| Objective |
Print exactly the lines that run from the line containing "Emit a web page" to the line containing "const y = d3.scaleLinear().domain([0, 1]).range([height, 0]);", both included, and nothing else; pictures stay out.

| Data for this exercise |
•••••

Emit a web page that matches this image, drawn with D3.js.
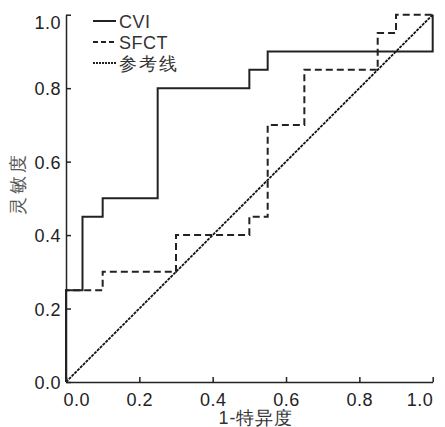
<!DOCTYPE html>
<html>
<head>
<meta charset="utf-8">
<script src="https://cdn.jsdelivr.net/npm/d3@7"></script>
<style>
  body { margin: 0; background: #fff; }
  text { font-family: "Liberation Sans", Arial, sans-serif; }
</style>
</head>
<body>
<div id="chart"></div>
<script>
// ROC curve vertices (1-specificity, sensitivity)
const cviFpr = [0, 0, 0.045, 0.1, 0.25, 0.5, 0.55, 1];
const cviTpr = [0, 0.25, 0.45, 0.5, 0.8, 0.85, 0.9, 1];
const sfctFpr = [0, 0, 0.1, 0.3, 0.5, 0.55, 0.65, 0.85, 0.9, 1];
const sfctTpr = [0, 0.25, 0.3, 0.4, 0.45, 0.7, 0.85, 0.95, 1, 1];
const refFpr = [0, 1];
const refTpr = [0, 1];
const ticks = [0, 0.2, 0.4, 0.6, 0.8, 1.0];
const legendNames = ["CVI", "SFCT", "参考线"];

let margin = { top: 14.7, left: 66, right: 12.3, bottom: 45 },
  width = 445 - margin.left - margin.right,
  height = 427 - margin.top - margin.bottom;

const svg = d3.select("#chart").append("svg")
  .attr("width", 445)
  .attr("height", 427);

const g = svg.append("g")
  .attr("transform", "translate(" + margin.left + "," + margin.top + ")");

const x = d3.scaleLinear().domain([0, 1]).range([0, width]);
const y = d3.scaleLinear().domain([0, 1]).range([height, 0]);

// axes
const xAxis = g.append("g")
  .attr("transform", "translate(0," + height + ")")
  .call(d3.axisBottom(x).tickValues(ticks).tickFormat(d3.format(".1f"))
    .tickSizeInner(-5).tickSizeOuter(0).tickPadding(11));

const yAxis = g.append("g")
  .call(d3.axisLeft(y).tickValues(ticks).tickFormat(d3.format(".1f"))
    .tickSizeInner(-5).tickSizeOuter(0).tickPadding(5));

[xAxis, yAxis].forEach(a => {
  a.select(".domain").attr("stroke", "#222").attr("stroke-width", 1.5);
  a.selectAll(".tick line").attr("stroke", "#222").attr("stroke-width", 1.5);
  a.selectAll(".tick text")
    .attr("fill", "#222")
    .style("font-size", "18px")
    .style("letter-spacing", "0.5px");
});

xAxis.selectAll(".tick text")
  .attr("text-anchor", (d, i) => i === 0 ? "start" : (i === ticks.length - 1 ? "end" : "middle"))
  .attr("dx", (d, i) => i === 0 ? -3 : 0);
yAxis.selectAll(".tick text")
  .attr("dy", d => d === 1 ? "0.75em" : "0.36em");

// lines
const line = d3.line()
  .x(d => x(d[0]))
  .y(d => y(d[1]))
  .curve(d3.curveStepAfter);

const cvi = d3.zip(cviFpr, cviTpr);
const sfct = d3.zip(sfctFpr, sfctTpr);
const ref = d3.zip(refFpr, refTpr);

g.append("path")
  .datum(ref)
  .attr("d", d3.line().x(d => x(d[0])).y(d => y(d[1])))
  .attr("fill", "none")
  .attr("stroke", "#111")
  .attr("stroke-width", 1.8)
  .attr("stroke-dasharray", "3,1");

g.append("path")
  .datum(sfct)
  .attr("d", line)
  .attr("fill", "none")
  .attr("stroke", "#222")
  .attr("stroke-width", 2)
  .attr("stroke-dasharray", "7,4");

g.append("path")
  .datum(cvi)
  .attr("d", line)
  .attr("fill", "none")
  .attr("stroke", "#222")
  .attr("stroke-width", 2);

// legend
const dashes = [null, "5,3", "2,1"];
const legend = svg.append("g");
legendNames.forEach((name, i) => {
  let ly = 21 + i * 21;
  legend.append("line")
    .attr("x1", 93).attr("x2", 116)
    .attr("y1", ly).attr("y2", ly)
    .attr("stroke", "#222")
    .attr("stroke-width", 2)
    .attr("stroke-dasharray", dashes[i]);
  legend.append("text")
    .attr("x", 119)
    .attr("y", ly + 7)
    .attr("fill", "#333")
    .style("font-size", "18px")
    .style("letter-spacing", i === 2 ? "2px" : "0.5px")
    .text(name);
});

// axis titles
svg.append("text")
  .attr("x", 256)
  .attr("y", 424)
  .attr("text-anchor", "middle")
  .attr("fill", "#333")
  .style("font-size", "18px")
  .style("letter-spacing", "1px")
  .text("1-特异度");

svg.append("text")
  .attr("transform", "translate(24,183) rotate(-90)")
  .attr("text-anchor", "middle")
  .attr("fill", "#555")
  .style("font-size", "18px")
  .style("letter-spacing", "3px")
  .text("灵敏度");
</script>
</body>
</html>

•••••

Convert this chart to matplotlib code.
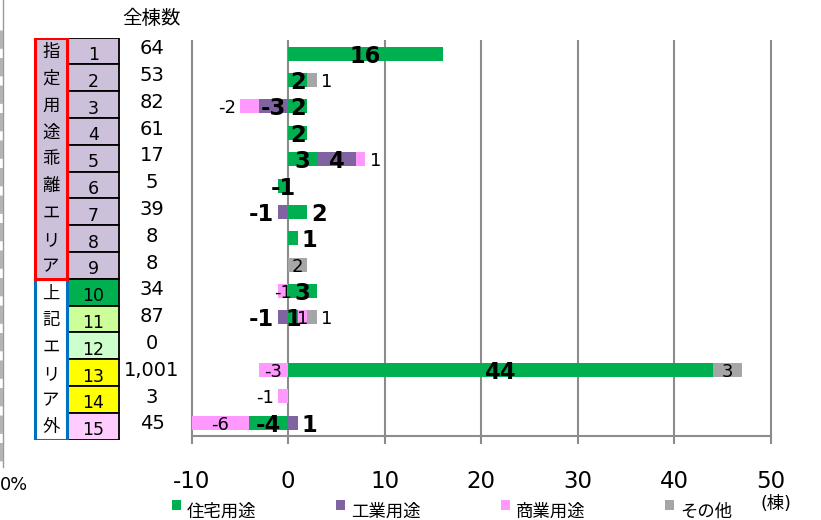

•••••

| Task response |
Emit a web page that matches this image, drawn with D3.js.
<!DOCTYPE html>
<html>
<head>
<meta charset="utf-8">
<script src="https://cdn.jsdelivr.net/npm/d3@7"></script>
<style>
  body { margin: 0; background: #fff; }
  text { font-family: "Liberation Sans", Arial, sans-serif; }
</style>
</head>
<body>
<div id="chart"></div>
<script>
// ROC curve vertices (1-specificity, sensitivity)
const cviFpr = [0, 0, 0.045, 0.1, 0.25, 0.5, 0.55, 1];
const cviTpr = [0, 0.25, 0.45, 0.5, 0.8, 0.85, 0.9, 1];
const sfctFpr = [0, 0, 0.1, 0.3, 0.5, 0.55, 0.65, 0.85, 0.9, 1];
const sfctTpr = [0, 0.25, 0.3, 0.4, 0.45, 0.7, 0.85, 0.95, 1, 1];
const refFpr = [0, 1];
const refTpr = [0, 1];
const ticks = [0, 0.2, 0.4, 0.6, 0.8, 1.0];
const legendNames = ["CVI", "SFCT", "参考线"];

let margin = { top: 14.7, left: 66, right: 12.3, bottom: 45 },
  width = 445 - margin.left - margin.right,
  height = 427 - margin.top - margin.bottom;

const svg = d3.select("#chart").append("svg")
  .attr("width", 445)
  .attr("height", 427);

const g = svg.append("g")
  .attr("transform", "translate(" + margin.left + "," + margin.top + ")");

const x = d3.scaleLinear().domain([0, 1]).range([0, width]);
const y = d3.scaleLinear().domain([0, 1]).range([height, 0]);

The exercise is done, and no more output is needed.